On pourrait considérer l’Odyssée et l’Iliade comme des poèmes sans topographie. Il n’y aurait nul besoin de les ancrer dans un topos puisqu’elles s’adresseraient au non-lieu universel. Leur intemporalité les vouerait à toute âme humaine. Après tout, les mythes n’ont jamais eu à s’appuyer sur le réel. L’Évangile n’a-t-il pas prospéré chez les Inuits autant qu’en Palestine ? Faut-il déterminer la forêt où Shakespeare campe Le Songe d’une nuit d’été pour s’éprendre de Puck ? Les idées ne requièrent pas de cartes géographiques et Homère se passe fort bien de guide Michelin. Pourtant, des chercheurs se sont obstinés à retracer les navigations d’Ulysse. Des archéologues, après qu’Heinrich Schliemann eut trouvé les ruines de Troie, ont voué leur vie à fouiller la cité de Priam. La géographie homérique est devenue une science à elle seule. Des savants poussèrent même plus loin les investigations. Certains voulurent prouver que les Achéens venaient de la mer Baltique et parlaient des langues indo-européennes.
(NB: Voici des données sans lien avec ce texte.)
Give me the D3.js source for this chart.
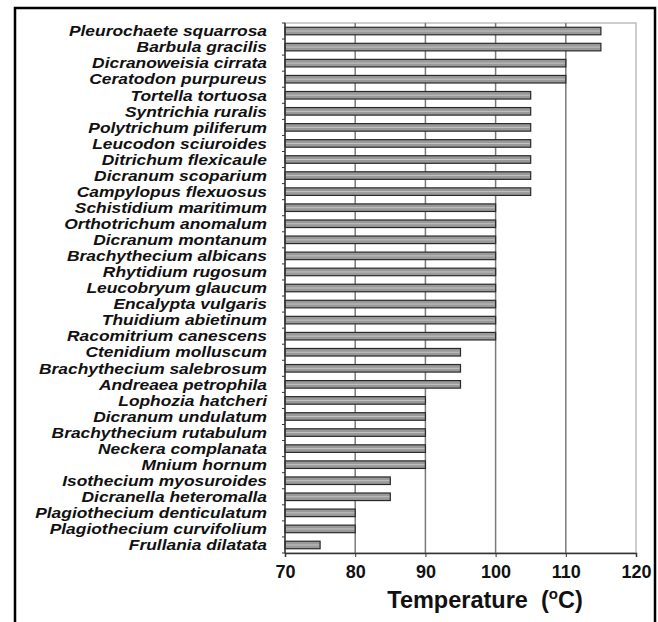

Alain Bombard prétendit qu’Ulysse avait franchi le détroit de Gibraltar et s’était aventuré jusqu’aux Canaries et en Islande. Dans les années 1920, l’helléniste Victor Bérard retraça le parcours d’Ulysse{1} et identifia les lieux de l’Odyssée, situant par exemple le royaume de Circé en Italie, l’antre de Calypso au sud de Gibraltar, les îles d’Éole et du Soleil près de la Sicile, le territoire des Lotophages en Tunisie. Dans les années 1980, l’aventurier Tim Severin reconstitua un bateau de l’époque homérique et navigua dans l’archipel géo-poétique d’Ulysse en utilisant les techniques marines de l’époque. Ces Sherlock Holmes des études homériques perdirent peut-être leur temps à jouer à la carte au trésor au lieu de se contenter de la beauté du texte.

Pourtant, un poète n’est pas un ectoplasme fécondé d’abstractions. Les poètes comme les hommes vivent dans la réalité du monde. Ils respirent un air particulier, se nourrissent des produits de leur terre, regardent des paysages singuliers. La nature féconde le regard, le regard nourrit l’inspiration, l’inspiration engendre l’œuvre. L’Iliade et l’Odyssée n’auraient pas eu les mêmes accents si Homère avait été moldo-valaque.